» Set task
Gather the lines below that include the string "this", copying each in full.

═══ Input rows ═══

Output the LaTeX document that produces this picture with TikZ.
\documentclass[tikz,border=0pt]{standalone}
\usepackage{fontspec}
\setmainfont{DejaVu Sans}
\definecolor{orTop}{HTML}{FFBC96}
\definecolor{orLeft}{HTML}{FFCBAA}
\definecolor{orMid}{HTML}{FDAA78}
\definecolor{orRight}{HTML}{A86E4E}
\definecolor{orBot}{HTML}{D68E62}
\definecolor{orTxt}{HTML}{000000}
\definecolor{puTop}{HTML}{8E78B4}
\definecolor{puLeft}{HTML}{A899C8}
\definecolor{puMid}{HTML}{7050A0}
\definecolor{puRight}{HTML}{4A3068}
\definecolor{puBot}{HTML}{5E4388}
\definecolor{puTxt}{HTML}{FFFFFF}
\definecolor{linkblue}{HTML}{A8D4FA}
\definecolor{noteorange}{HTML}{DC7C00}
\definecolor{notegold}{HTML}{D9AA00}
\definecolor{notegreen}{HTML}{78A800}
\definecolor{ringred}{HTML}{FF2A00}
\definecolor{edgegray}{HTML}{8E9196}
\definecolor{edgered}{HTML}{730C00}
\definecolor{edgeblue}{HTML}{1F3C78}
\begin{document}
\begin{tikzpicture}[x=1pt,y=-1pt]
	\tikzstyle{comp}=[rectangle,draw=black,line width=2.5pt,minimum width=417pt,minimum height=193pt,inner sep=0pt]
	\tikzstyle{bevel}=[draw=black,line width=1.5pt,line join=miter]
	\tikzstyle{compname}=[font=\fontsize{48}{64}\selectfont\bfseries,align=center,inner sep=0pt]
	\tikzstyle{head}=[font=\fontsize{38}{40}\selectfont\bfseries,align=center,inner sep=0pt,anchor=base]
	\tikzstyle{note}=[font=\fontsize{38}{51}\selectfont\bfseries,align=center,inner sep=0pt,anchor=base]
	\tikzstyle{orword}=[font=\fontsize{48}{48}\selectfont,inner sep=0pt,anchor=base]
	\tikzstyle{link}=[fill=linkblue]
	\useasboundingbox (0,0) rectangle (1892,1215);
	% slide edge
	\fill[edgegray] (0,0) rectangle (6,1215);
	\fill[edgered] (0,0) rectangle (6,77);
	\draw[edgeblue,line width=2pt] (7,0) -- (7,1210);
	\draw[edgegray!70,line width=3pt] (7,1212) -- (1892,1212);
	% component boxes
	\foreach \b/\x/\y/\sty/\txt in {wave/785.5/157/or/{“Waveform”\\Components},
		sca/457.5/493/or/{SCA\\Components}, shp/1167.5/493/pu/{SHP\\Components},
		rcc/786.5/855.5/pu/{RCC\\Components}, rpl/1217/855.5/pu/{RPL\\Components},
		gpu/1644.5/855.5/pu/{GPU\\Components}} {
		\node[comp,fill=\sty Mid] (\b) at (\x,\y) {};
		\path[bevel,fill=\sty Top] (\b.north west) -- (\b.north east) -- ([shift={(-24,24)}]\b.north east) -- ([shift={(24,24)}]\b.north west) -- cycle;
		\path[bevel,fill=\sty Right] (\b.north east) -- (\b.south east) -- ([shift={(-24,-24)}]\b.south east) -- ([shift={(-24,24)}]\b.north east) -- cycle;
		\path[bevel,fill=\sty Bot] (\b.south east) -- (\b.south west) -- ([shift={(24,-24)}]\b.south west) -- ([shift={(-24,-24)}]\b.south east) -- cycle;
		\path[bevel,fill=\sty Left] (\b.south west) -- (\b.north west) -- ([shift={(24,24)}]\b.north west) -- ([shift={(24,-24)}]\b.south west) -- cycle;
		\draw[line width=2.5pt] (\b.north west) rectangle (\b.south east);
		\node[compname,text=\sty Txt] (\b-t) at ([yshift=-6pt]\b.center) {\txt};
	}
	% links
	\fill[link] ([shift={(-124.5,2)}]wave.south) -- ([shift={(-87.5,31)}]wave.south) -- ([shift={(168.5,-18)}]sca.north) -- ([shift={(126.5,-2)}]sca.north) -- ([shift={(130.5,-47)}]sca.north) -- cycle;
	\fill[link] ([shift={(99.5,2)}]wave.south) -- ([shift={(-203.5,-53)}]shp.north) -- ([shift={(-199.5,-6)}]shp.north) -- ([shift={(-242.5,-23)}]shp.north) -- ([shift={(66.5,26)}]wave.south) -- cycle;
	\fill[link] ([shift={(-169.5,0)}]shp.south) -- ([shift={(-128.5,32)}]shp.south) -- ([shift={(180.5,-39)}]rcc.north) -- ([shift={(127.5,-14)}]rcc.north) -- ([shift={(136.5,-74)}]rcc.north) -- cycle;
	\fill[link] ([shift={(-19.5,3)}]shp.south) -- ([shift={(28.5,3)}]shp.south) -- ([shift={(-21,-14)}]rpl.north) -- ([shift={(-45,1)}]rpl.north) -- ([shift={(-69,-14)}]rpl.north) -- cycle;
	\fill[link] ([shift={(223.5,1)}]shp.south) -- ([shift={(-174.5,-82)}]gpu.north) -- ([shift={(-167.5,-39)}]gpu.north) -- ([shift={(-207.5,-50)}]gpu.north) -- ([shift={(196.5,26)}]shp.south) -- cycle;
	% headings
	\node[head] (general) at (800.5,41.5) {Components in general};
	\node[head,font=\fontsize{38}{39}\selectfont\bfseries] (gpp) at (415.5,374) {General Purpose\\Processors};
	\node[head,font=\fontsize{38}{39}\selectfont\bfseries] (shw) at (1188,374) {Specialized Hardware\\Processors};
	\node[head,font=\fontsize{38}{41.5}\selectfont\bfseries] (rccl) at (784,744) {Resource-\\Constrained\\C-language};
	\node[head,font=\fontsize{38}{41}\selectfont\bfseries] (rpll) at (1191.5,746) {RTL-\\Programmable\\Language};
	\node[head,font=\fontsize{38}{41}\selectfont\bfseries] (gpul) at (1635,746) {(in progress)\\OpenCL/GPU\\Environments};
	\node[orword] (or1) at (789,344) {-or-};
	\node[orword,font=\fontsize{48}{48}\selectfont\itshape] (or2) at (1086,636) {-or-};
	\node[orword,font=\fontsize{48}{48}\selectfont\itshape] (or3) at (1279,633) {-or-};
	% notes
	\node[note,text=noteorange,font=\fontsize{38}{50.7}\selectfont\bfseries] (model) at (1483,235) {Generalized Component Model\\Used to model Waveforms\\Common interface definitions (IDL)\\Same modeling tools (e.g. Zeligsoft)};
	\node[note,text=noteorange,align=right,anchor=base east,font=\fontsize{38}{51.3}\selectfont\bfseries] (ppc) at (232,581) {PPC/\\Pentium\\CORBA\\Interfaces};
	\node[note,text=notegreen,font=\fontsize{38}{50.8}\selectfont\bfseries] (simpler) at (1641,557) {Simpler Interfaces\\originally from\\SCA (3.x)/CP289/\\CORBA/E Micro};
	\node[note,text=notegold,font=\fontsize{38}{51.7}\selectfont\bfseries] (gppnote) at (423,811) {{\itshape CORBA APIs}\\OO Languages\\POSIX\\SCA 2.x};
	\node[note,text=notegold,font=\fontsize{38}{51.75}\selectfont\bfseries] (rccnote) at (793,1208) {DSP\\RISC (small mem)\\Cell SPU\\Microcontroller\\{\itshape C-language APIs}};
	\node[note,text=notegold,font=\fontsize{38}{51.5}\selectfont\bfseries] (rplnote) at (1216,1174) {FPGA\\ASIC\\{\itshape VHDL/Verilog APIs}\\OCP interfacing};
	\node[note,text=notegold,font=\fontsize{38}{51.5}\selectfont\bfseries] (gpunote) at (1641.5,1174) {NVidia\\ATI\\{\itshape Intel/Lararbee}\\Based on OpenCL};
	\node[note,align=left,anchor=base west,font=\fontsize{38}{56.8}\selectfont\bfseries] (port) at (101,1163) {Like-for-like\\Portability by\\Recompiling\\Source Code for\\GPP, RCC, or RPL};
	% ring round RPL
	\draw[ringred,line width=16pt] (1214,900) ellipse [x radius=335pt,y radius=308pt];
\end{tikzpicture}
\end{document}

═══
═══ Input rows ═══

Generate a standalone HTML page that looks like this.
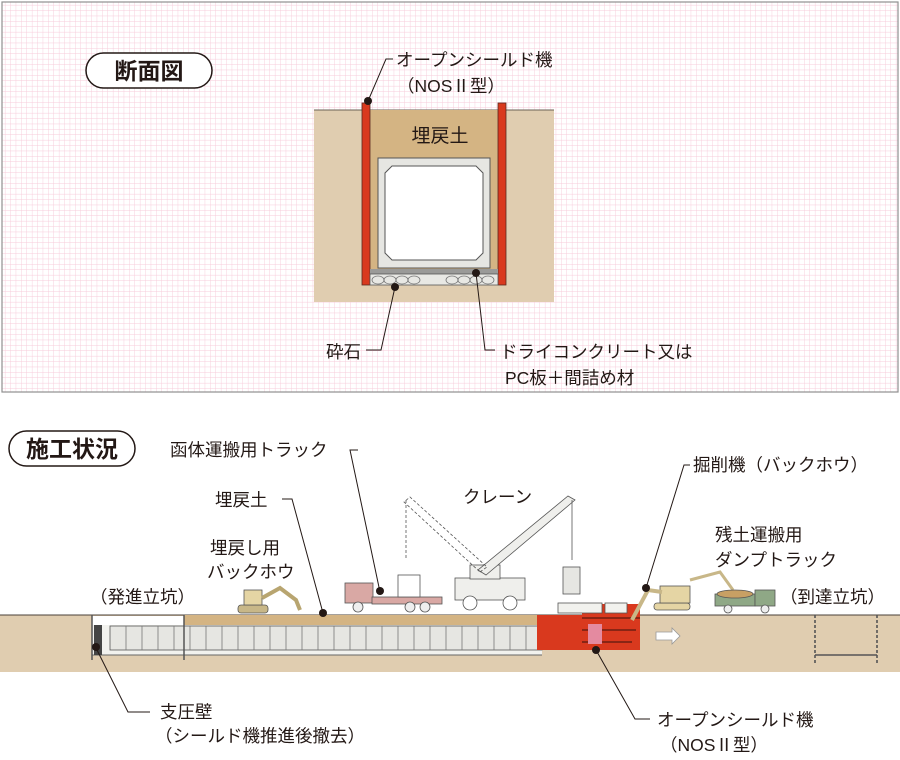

═══

» Result below
Output the LaTeX document that produces this picture with TikZ.
Generate a standalone HTML page that looks like this.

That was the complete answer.